隋-「流星王朝の光芒」を読んで

中公新書から発刊された「隋ー流星王朝の光芒」を読んだ。隋は、中学、高校の世界史の教科書には必ず出てくる中国の王朝であるし、「日出る処の天子、日没する処の天子」から始まる文書を持って、日本から外交使節が派遣された遣隋使のことは日本史の教科書にも出てくる。しかしながら、隋は、折角、南北に分かれていた大陸中国を統一しながらわずか2代40年足らずで滅亡してしまったため、独立して扱われるよりも、隋の後に興った唐王朝と一緒に「隋唐帝国」と並び称されることが多い。その隋を新書1冊で扱っているので、どのような内容かと思い、読んでみたが、予想以上に面白かった。感覚的には、全体の4分の1程度は隋の前史である南北朝時代の北朝末のことが記載されているが、この部分が思ったよりも整理されていて理解しやすかった。私は、隋の初代皇帝である文帝は、前代の王朝である北周を簡単に乗っ取ったと思っていたが、実際には、かなり危うい道を渡っていて、一つ誤れば、身の破滅であったことが分かったし、教科書の記載でも、第2代皇帝の煬帝の時代は、モンゴル高原を支配していた突厥との関係でいうと隋が優位であったのに、次の唐の初期には突厥優位になるということが教科書的にはよく分からなかったことが、この本を読むとその点も理解できた。突厥の国家体制が、分権的で、突厥全体を統括するトップの可汗の下に、それぞれの地区を担当する可汗がいて、それが日本の室町時代の守護大名のようにかなり独立性が強く、その点を隋に弱点として突かれ、トップの可汗が強力な統制を敷けず、外交関係が隋優位に推移していったことを教えてくれる内容であった。そして、私には、何よりも、史上最悪の暴君とされている煬帝が、実は、先見性に富んだ名君の資質を有した人物であり、筆者が、やや同情的に、煬帝の持つ名君となる資質が、ある意味悲劇的な結末を迎えることにつながることを記していたことが考えさせるところであった。

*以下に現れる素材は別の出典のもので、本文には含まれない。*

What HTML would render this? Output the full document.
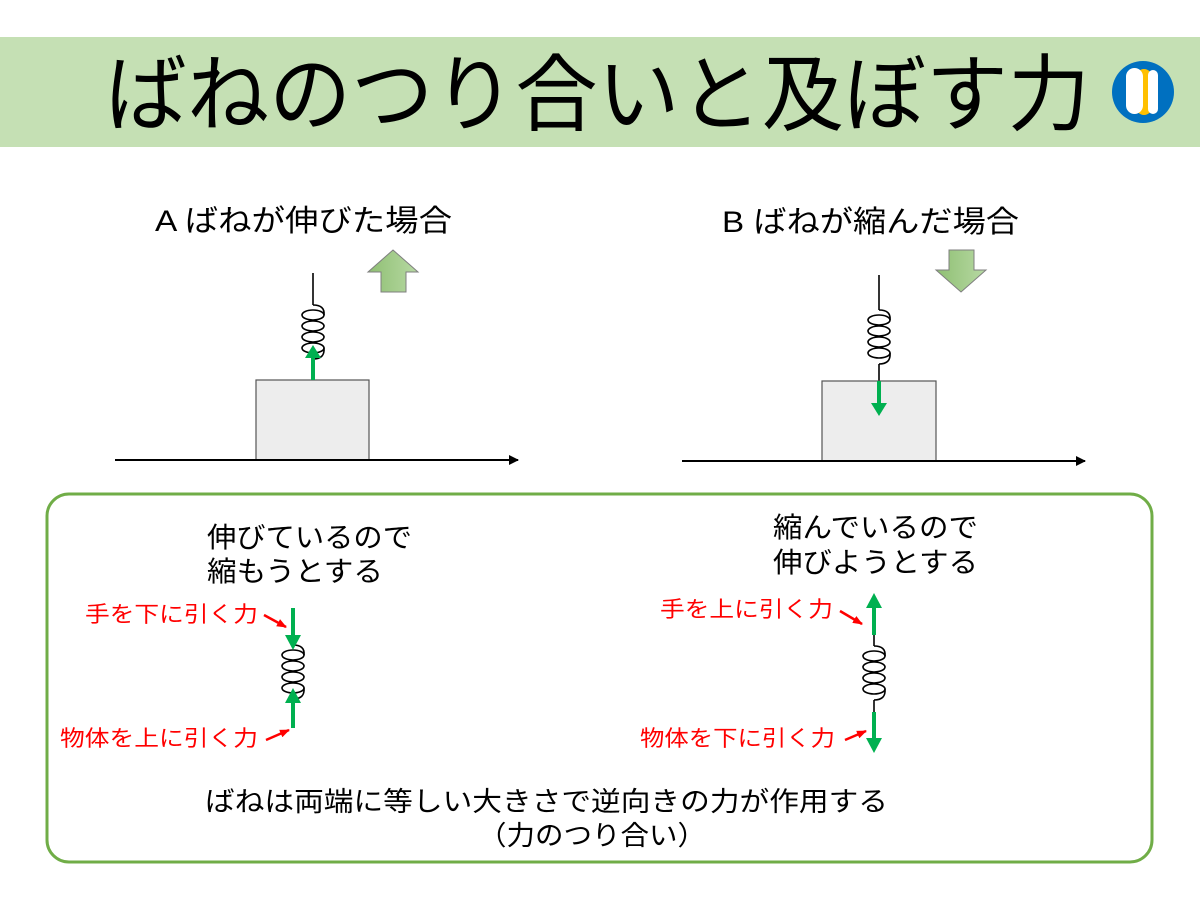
<!DOCTYPE html>
<html><head><meta charset="utf-8"><style>
html,body{margin:0;padding:0;background:#fff;width:1200px;height:900px;overflow:hidden}
svg text{font-family:"Liberation Sans","Noto Sans CJK JP",sans-serif}
</style></head><body>
<svg width="1200" height="900" viewBox="0 0 1200 900" xmlns="http://www.w3.org/2000/svg">
<defs>
<linearGradient id="g" x1="0" x2="1"><stop offset="0" stop-color="#8fbf73"/><stop offset="1" stop-color="#b7d9a3"/></linearGradient>
<marker id="ah" markerWidth="10" markerHeight="10" refX="9" refY="5" orient="auto" markerUnits="userSpaceOnUse"><path d="M0,0 L10,5 L0,10 z" fill="#000"/></marker>
<marker id="rh" markerWidth="10" markerHeight="10" refX="9" refY="5" orient="auto" markerUnits="userSpaceOnUse"><path d="M0,1 L10,5 L0,9 z" fill="#f00"/></marker>
<g id="coil" fill="none" stroke="#000" stroke-width="1.6">
<ellipse cx="0" cy="0" rx="11" ry="5"/><ellipse cx="0" cy="11" rx="11" ry="5"/><ellipse cx="0" cy="22" rx="11" ry="5"/><ellipse cx="0" cy="33" rx="11" ry="5"/>
<path d="M0,-10 Q12,-10 11,0 M11,33 Q12,44 0,44"/>
</g>
</defs>
<rect x="0" y="37" width="1200" height="110" fill="#c5e0b4"/>
<text x="105" y="124" font-size="84" textLength="985" lengthAdjust="spacingAndGlyphs">ばねのつり合いと及ぼす力</text>
<circle cx="1143" cy="92" r="31" fill="#0070c0"/>
<rect x="1136" y="69" width="16" height="46" rx="8" fill="#ffc000"/>
<rect x="1148" y="70" width="10" height="44" rx="5" fill="#fff"/>
<rect x="1126" y="68" width="17" height="46" rx="8.5" fill="#fff"/>

<text x="155" y="231" font-size="30" textLength="297" lengthAdjust="spacingAndGlyphs">A ばねが伸びた場合</text>
<text x="722" y="232" font-size="30" textLength="297" lengthAdjust="spacingAndGlyphs">B ばねが縮んだ場合</text>

<path d="M393,250 L418,272 L406,272 L406,292 L381,292 L381,272 L368,272 z" fill="url(#g)" stroke="#7f7f7f" stroke-width="1"/>
<path d="M961,292 L986,270 L974,270 L974,250 L949,250 L949,270 L936,270 z" fill="url(#g)" stroke="#7f7f7f" stroke-width="1"/>

<!-- A -->
<line x1="313" y1="273" x2="313" y2="305" stroke="#000" stroke-width="1.6"/>
<use href="#coil" x="313" y="315"/>
<rect x="256" y="380" width="113" height="80" fill="#ededed" stroke="#555" stroke-width="1.2"/>
<line x1="313" y1="380" x2="313" y2="357" stroke="#00b050" stroke-width="4"/>
<path d="M305,358 L321,358 L313,345 z" fill="#00b050"/>
<line x1="115" y1="460" x2="518" y2="460" stroke="#000" stroke-width="2" marker-end="url(#ah)"/>

<!-- B -->
<line x1="879" y1="275" x2="879" y2="310" stroke="#000" stroke-width="1.6"/>
<use href="#coil" x="879" y="320"/>
<line x1="879" y1="364" x2="879" y2="381" stroke="#000" stroke-width="1.6"/>
<rect x="822" y="381" width="114" height="80" fill="#ededed" stroke="#555" stroke-width="1.2"/>
<line x1="879" y1="381" x2="879" y2="404" stroke="#00b050" stroke-width="4"/>
<path d="M871,403 L887,403 L879,416 z" fill="#00b050"/>
<line x1="682" y1="461" x2="1085" y2="461" stroke="#000" stroke-width="2" marker-end="url(#ah)"/>

<rect x="47" y="494" width="1105" height="368" rx="22" fill="none" stroke="#70ad47" stroke-width="3"/>

<text x="207" y="547" font-size="28" textLength="205" lengthAdjust="spacingAndGlyphs">伸びているので</text>
<text x="207" y="581" font-size="28" textLength="176" lengthAdjust="spacingAndGlyphs">縮もうとする</text>
<text x="773" y="537" font-size="28" textLength="205" lengthAdjust="spacingAndGlyphs">縮んでいるので</text>
<text x="773" y="572" font-size="28" textLength="205" lengthAdjust="spacingAndGlyphs">伸びようとする</text>

<!-- left spring -->
<use href="#coil" x="293" y="655"/>
<line x1="293" y1="608" x2="293" y2="636" stroke="#00b050" stroke-width="4"/>
<path d="M285,635 L301,635 L293,650 z" fill="#00b050"/>
<line x1="293" y1="728" x2="293" y2="702" stroke="#00b050" stroke-width="4"/>
<path d="M285,703 L301,703 L293,688 z" fill="#00b050"/>
<text x="85" y="622" font-size="22" fill="#f00" textLength="173" lengthAdjust="spacingAndGlyphs">手を下に引く力</text>
<text x="60" y="746" font-size="22" fill="#f00" textLength="198" lengthAdjust="spacingAndGlyphs">物体を上に引く力</text>
<line x1="264" y1="615" x2="286" y2="627" stroke="#f00" stroke-width="2.5" marker-end="url(#rh)"/>
<line x1="266" y1="740" x2="289" y2="730" stroke="#f00" stroke-width="2.5" marker-end="url(#rh)"/>

<!-- right spring -->
<line x1="874" y1="635" x2="874" y2="646" stroke="#000" stroke-width="1.6"/>
<use href="#coil" x="874" y="656"/>
<line x1="874" y1="700" x2="874" y2="712" stroke="#000" stroke-width="1.6"/>
<line x1="874" y1="635" x2="874" y2="606" stroke="#00b050" stroke-width="4"/>
<path d="M866,608 L882,608 L874,593 z" fill="#00b050"/>
<line x1="874" y1="712" x2="874" y2="740" stroke="#00b050" stroke-width="4"/>
<path d="M866,738 L882,738 L874,753 z" fill="#00b050"/>
<text x="660" y="617" font-size="22" fill="#f00" textLength="173" lengthAdjust="spacingAndGlyphs">手を上に引く力</text>
<text x="640" y="746" font-size="22" fill="#f00" textLength="195" lengthAdjust="spacingAndGlyphs">物体を下に引く力</text>
<line x1="840" y1="611" x2="862" y2="624" stroke="#f00" stroke-width="2.5" marker-end="url(#rh)"/>
<line x1="845" y1="740" x2="866" y2="731" stroke="#f00" stroke-width="2.5" marker-end="url(#rh)"/>

<text x="205" y="811" font-size="27" textLength="683" lengthAdjust="spacingAndGlyphs">ばねは両端に等しい大きさで逆向きの力が作用する</text>
<text x="478" y="845" font-size="27" textLength="228" lengthAdjust="spacingAndGlyphs">（力のつり合い）</text>
</svg>
</body></html>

最近、唐の第2代皇帝で、史上希な名君とされる太宗の事績を記載した「貞観政要」がリーダーの読むべき本として掲げられることも出てきたように思うが、この本の筆者は実は煬帝と唐の太宗の資質は似通っていることを指摘している。わずかな時代のずれと、反面教師とするか、自らの鑑とするかは別として、学ぶべき相手の有無が、一生を左右することがある。それも、考えさせられるところであった。現代でも、時代の底流に流れるものを感じ取れるか否かによって、組織の盛衰が決定づけることがある。それは、組織のリーダーだけではなく、その構成員も同じかもしれない。